By Reid Wilson
March 30, 2017
The city of Seattle has filed suit to clarify an executive order signed by President Trump that would end funding for so-called sanctuary cities that refuse to comply with federal immigration officials.
The suit, filed Wednesday, asks a federal district court judge to declare that the city is acting in accordance with federal law. It also asks the judge to declare that Trump’s order is an unconstitutional violation of the 10th Amendment by attempting to force the city to enforce federal immigration law.
The suit also argues that the order violates Article 1, Section 8 of the Constitution, by withholding federal money unrelated to immigration enforcement in an attempt to force the city to comply.
It does not seek a restraining order halting Trump’s executive order, though.
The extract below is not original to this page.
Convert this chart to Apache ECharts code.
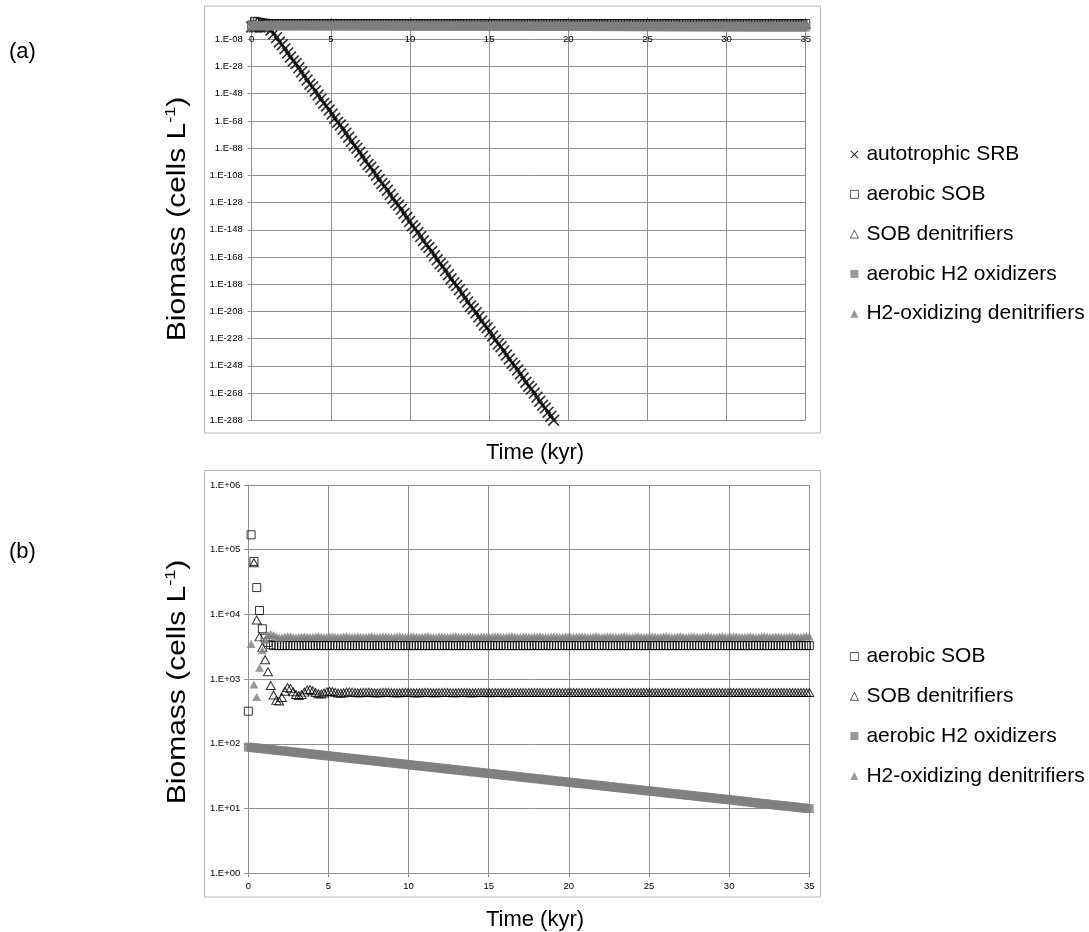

“Seattle will not be bullied by this White House or this administration,” Mayor Ed Murray (D) said Wednesday. “The federal government cannot compel our police department to enforce federal immigration law and cannot use our federal dollars to coerce Seattle into turning our backs on our immigrant and refugee communities.”
The city expects to receive at least $55 million in federal funds this year to bolster its operating costs and another $99 million on infrastructure projects.
States and cities are not obligated to enforce federal immigration law or to comply with requests from federal officials to detain those in the country illegally solely on the basis of their immigration status.
Trump signed the executive order on Jan. 25, just days after being inaugurated. The order says sanctuary jurisdictions “willfully violate federal law in an attempt to shield aliens from removal from the United States.” It allowed both Attorney General Jeff Sessions Jeff and Homeland Security Secretary John Kelly to block federal grants to jurisdictions that did not comply with federal immigration law.
On Monday, Sessions said the Justice Department would withhold grants from those sanctuary cities.
The order also directed Immigration and Customs Enforcement to hire 10,000 new immigration officers and to prioritize deporting those who had committed a crime. It also allowed immigration officers to deport those who, in their own judgment, posed a public safety or national security risk.
There is no legal definition of a sanctuary city, and there is no indication that the Trump administration formally views Seattle or any other city as a sanctuary jurisdiction. Seattle law prohibits city employees from asking about someone’s immigration status, though that law exempts police officers.
“This lawsuit represents Seattle’s attempt to mute histrionics in favor of a plain statement of the law,” Seattle city attorney Pete Holmes said Wednesday. “I hope the president will refrain from tweeting his legal opinion before our courts have an opportunity to do so.”
San Francisco, another sanctuary city, filed suit in January challenging Trump’s order. San Francisco is more clearly at risk of being labeled a sanctuary city because it operates a jail, which would be subject to detainer requests. Seattle does not operate a jail.
The suit is the latest front in a growing war between liberal cities and states and the Trump administration. Seattle was among the cities that have filed briefs with courts hearing challenges to the Trump administration’s ban on refugees and travelers from six Muslim-majority countries. Earlier this week, a group of Democratic attorneys general said they were also looking in to possible legal action over the Trump administration’s moves to roll back Obama-era climate rules.